▸ **Task instructions**
Going through the material below, please gather all lines with the word "draw" in them.
───
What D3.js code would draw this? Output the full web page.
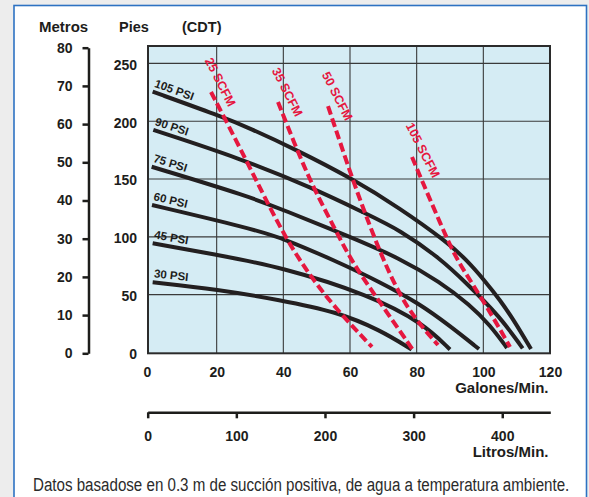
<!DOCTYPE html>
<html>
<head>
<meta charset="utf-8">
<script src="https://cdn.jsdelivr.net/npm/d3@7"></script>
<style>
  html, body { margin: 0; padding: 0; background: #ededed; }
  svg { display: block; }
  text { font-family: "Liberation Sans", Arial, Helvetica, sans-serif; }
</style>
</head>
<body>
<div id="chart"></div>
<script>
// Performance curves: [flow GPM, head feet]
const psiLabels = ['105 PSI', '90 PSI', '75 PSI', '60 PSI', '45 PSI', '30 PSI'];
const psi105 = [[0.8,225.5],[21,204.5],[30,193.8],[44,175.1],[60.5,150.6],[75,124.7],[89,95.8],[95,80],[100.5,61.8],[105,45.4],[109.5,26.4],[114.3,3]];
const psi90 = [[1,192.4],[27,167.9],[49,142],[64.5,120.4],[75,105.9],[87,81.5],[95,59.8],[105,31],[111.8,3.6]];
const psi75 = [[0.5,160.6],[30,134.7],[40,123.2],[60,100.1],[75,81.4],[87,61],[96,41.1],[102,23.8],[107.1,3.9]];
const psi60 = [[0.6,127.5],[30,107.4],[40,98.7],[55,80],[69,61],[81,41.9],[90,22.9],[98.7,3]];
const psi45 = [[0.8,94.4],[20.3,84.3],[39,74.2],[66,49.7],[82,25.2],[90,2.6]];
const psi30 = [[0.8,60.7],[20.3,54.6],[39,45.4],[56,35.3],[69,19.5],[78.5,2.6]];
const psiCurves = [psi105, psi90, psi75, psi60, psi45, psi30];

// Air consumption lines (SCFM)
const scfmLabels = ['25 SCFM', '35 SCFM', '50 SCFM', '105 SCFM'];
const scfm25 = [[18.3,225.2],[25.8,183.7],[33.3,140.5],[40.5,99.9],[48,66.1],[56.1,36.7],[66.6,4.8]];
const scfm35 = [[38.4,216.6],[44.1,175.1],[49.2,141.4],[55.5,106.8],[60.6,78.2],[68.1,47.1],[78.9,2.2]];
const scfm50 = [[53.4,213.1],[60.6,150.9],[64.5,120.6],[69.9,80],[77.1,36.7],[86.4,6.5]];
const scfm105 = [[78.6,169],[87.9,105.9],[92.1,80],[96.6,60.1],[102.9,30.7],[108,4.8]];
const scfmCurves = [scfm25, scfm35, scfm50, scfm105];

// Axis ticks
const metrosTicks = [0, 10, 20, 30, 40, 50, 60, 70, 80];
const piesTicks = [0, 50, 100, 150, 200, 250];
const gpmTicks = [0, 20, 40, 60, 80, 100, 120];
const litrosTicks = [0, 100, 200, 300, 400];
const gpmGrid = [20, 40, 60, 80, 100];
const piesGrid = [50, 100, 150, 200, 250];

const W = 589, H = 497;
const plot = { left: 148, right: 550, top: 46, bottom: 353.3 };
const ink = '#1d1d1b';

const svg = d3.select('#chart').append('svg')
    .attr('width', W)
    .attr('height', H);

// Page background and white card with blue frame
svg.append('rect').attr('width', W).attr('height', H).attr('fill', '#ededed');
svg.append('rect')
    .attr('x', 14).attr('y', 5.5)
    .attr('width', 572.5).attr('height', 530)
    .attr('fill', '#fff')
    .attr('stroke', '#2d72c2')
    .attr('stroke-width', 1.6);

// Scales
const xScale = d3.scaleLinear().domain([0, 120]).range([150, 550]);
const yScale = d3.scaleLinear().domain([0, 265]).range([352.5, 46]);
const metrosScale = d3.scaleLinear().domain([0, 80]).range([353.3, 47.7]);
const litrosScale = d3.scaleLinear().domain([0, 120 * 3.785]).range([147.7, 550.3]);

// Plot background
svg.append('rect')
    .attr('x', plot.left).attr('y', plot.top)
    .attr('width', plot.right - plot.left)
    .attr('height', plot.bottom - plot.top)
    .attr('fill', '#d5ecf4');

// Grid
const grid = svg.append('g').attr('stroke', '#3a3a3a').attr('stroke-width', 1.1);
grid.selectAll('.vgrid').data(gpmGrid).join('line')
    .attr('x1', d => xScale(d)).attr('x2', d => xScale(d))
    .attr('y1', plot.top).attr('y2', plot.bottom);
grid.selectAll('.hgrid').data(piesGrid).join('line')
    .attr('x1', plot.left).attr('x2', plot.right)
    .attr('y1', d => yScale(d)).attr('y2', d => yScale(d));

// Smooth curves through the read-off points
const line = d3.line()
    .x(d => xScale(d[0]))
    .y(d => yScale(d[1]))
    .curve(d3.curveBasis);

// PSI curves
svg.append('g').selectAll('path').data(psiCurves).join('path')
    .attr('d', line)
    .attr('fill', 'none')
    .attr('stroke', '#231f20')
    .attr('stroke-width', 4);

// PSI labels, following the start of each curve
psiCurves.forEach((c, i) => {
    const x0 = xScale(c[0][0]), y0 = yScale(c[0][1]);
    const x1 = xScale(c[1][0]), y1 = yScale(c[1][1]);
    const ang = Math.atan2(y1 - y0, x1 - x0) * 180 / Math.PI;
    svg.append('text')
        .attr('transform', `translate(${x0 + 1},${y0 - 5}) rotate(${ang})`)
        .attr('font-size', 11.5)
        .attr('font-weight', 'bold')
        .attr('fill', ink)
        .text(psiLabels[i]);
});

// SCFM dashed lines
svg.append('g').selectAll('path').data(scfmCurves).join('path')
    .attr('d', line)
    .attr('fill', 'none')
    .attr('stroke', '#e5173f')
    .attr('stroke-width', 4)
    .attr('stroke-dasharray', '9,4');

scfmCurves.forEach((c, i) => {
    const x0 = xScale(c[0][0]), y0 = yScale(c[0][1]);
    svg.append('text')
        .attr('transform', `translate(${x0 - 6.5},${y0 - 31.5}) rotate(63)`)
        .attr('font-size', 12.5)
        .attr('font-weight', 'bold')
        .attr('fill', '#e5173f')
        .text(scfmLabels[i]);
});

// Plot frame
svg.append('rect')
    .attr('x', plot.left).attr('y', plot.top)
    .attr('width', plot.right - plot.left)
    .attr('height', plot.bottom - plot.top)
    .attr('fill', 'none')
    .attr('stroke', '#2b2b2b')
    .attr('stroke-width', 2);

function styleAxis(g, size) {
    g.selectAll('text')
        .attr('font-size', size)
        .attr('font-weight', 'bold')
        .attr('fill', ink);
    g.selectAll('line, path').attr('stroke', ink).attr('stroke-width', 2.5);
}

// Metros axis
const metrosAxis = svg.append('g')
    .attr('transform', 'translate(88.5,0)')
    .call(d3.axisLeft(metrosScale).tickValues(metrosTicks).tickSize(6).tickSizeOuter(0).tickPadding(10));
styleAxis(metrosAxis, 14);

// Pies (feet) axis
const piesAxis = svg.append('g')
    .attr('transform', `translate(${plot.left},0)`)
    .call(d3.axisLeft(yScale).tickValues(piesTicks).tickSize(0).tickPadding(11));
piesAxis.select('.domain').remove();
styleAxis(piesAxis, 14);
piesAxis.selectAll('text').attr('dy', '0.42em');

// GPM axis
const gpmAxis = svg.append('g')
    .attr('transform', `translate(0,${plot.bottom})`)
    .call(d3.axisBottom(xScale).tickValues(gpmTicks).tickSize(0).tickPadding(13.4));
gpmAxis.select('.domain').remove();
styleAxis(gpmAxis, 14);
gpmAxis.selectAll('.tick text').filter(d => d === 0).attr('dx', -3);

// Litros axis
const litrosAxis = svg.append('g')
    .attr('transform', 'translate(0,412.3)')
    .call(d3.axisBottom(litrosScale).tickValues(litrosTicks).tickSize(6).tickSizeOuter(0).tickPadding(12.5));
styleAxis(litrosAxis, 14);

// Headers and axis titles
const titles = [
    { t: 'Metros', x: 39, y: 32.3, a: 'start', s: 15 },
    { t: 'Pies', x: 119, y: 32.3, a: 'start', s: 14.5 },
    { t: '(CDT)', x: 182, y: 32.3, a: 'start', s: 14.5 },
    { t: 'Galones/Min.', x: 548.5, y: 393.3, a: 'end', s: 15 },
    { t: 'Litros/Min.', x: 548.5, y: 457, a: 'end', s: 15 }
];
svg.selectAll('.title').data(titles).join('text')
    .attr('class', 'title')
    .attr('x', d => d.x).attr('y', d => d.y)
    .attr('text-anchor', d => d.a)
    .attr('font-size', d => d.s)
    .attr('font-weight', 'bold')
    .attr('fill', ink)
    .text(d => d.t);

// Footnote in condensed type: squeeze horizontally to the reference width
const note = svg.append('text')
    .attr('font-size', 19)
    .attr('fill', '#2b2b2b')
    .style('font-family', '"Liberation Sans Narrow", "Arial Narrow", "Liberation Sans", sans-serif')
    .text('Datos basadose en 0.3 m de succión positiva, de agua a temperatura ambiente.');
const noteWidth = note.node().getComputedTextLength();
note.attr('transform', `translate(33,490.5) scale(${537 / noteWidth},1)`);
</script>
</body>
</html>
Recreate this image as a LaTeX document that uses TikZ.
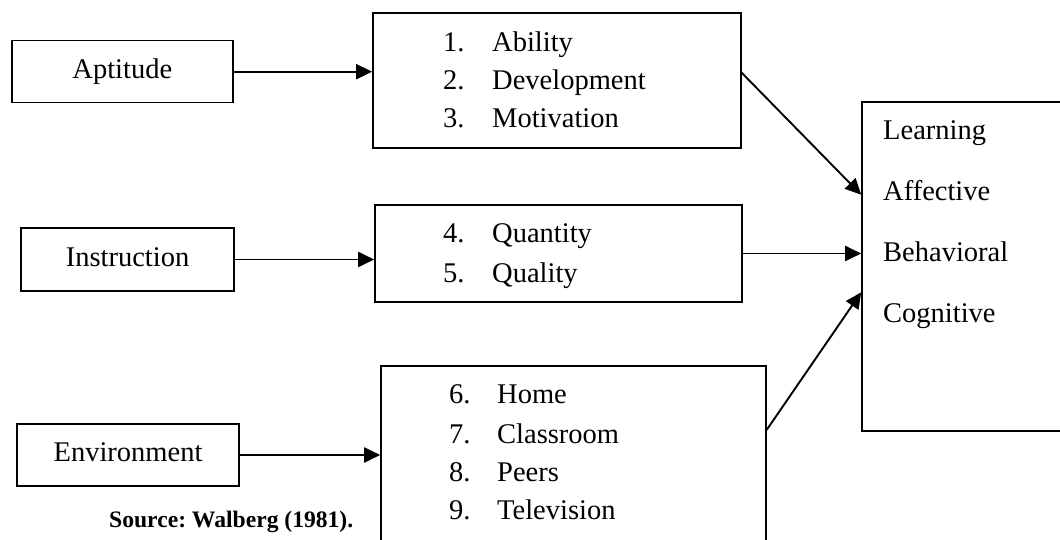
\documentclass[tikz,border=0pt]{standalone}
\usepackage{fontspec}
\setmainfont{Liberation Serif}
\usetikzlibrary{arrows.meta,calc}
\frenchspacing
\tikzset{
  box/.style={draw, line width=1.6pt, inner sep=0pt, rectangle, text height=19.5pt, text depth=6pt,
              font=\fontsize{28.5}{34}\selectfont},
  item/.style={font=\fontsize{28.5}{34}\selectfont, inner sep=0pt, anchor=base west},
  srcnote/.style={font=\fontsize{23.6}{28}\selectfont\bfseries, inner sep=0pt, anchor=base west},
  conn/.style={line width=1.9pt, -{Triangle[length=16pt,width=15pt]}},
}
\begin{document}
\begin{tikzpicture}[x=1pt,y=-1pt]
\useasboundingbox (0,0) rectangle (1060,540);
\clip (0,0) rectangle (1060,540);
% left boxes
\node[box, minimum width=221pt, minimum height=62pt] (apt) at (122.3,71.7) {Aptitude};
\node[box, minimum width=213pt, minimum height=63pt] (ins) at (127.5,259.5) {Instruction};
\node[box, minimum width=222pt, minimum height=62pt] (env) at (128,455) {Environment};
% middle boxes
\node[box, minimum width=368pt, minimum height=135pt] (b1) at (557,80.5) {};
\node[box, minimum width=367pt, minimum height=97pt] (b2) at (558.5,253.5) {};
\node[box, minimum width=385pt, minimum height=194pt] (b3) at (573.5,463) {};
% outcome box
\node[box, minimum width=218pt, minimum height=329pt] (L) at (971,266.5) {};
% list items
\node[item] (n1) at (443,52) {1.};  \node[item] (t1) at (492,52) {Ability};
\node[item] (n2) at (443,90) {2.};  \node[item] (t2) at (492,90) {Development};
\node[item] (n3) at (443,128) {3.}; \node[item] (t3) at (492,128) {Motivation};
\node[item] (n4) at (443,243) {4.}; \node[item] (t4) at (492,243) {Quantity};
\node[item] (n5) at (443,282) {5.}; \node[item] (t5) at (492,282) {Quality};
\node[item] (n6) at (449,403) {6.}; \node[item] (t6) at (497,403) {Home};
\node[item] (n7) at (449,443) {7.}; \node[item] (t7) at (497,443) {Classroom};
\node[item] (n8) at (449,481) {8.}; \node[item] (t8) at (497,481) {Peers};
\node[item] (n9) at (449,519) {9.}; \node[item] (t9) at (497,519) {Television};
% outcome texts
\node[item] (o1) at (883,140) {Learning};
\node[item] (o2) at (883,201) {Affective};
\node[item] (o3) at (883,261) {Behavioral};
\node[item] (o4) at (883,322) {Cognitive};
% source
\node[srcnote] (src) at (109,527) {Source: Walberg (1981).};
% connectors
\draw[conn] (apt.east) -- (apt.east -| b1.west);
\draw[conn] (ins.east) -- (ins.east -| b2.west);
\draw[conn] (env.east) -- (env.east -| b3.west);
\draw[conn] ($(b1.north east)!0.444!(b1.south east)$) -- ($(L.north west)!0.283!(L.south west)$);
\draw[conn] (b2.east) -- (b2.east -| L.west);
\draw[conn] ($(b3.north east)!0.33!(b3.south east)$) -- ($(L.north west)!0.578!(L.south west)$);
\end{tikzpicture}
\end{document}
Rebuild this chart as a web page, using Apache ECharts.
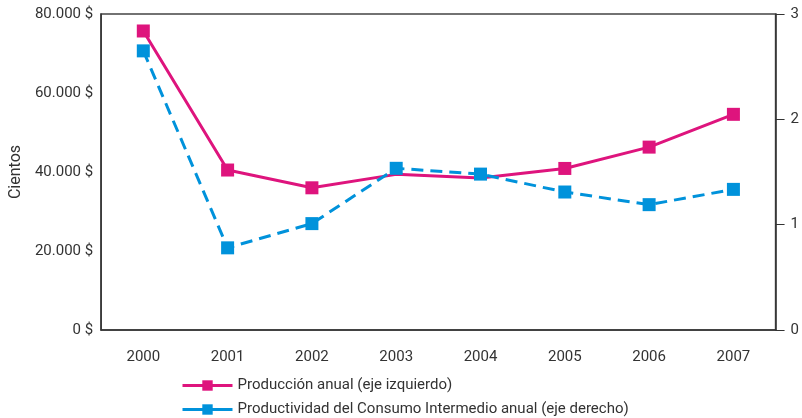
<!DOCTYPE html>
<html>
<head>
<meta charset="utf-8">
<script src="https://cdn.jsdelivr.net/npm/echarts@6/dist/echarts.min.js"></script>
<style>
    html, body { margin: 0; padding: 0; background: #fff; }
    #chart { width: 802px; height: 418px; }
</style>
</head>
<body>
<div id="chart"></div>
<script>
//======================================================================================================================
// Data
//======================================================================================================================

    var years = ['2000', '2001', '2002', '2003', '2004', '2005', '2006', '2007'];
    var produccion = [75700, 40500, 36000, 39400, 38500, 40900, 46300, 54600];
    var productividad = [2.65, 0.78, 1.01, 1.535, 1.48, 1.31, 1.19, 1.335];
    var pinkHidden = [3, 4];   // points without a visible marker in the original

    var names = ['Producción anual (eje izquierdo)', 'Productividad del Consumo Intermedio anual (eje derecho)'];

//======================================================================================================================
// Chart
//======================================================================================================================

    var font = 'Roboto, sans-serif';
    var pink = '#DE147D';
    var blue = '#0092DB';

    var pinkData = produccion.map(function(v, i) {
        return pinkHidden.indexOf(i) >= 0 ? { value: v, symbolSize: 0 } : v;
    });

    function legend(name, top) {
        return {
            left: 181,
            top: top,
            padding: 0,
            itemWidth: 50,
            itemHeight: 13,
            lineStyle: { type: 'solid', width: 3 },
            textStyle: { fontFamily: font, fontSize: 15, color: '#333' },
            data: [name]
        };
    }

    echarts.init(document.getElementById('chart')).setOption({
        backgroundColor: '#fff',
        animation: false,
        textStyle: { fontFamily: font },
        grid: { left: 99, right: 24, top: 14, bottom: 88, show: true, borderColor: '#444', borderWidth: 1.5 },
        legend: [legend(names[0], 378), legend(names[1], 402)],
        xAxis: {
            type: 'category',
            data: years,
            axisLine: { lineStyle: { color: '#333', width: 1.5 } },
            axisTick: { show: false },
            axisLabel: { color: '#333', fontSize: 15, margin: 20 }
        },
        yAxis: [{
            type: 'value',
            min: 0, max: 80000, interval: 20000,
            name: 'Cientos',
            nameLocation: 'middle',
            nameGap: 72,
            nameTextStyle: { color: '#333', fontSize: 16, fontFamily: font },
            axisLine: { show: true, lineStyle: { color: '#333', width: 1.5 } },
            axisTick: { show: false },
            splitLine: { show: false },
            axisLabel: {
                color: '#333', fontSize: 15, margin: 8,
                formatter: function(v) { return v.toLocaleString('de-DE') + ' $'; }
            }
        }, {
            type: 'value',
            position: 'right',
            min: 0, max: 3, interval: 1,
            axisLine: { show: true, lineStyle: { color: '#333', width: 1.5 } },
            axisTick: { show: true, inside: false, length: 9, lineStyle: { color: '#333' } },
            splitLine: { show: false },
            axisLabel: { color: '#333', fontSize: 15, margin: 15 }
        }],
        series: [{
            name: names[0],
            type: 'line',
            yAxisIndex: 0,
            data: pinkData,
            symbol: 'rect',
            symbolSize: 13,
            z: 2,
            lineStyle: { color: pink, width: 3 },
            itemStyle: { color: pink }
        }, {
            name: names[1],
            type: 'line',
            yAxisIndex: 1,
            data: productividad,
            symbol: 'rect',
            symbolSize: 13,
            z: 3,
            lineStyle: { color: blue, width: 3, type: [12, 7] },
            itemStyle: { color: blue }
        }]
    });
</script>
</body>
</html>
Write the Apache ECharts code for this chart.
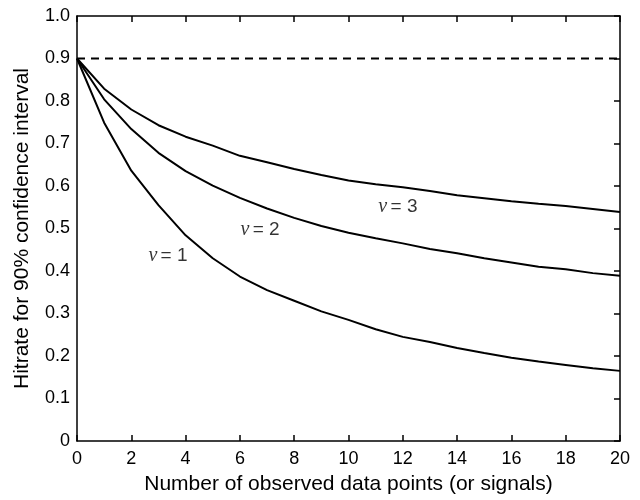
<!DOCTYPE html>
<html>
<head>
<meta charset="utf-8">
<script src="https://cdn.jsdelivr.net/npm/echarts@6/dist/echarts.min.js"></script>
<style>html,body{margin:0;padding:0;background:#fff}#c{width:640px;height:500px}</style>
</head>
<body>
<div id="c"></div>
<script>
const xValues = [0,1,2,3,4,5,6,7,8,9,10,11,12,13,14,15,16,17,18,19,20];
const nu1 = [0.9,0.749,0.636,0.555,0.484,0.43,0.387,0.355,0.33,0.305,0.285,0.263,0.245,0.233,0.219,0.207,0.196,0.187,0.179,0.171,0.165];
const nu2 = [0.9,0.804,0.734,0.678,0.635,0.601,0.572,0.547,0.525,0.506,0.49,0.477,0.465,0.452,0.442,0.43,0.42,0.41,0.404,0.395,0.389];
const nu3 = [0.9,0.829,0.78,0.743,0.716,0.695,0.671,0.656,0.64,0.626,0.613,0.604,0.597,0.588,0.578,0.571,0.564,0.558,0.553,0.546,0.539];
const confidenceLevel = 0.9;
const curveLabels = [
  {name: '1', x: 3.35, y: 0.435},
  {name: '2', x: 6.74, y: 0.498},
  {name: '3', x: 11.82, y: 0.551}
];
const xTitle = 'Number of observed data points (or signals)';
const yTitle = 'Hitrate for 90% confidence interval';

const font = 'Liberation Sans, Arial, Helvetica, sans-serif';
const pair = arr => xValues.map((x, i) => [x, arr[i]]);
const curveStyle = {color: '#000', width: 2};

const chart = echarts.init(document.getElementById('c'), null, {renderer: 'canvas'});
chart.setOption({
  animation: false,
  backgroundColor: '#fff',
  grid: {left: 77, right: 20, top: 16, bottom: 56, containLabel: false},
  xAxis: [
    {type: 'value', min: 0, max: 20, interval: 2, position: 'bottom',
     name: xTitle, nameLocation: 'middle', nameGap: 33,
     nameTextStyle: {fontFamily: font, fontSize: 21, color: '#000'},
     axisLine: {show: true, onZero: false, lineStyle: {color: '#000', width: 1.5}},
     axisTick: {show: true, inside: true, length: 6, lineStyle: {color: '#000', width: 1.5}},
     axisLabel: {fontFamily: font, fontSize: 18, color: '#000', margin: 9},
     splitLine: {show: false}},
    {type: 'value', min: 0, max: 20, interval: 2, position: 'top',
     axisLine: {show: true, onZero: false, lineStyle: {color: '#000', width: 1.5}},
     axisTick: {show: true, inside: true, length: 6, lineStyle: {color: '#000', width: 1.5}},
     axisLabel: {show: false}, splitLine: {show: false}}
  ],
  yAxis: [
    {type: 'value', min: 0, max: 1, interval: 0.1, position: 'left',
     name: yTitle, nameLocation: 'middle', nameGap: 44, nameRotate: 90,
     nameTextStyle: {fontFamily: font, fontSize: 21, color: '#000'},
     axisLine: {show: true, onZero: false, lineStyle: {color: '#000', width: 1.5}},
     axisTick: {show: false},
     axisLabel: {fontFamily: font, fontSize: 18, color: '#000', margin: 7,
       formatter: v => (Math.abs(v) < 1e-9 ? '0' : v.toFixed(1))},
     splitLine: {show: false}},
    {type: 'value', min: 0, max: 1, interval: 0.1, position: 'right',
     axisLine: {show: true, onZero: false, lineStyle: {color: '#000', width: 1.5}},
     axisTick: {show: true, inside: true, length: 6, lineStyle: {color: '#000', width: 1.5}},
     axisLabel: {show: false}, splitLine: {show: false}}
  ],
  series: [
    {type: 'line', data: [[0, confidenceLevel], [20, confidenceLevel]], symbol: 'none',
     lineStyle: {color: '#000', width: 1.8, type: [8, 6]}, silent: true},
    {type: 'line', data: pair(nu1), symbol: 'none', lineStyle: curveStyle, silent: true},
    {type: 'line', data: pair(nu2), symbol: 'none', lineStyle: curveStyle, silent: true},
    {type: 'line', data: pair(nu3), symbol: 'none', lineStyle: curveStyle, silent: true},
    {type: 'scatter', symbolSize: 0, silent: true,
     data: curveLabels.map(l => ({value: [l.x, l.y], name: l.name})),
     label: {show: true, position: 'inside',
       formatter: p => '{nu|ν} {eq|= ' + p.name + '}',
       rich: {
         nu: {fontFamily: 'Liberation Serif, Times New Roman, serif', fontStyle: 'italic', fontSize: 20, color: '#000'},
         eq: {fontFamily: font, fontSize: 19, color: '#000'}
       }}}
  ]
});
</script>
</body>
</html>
───
▸ **Solution below**
What D3.js code would draw this? Output the full web page.
  box/.style={draw, line width=1.6pt, inner sep=0pt, rectangle, text height=19.5pt, text depth=6pt,
\draw[conn] (apt.east) -- (apt.east -| b1.west);
\draw[conn] (ins.east) -- (ins.east -| b2.west);
\draw[conn] (env.east) -- (env.east -| b3.west);
\draw[conn] ($(b1.north east)!0.444!(b1.south east)$) -- ($(L.north west)!0.283!(L.south west)$);
\draw[conn] (b2.east) -- (b2.east -| L.west);
\draw[conn] ($(b3.north east)!0.33!(b3.south east)$) -- ($(L.north west)!0.578!(L.south west)$);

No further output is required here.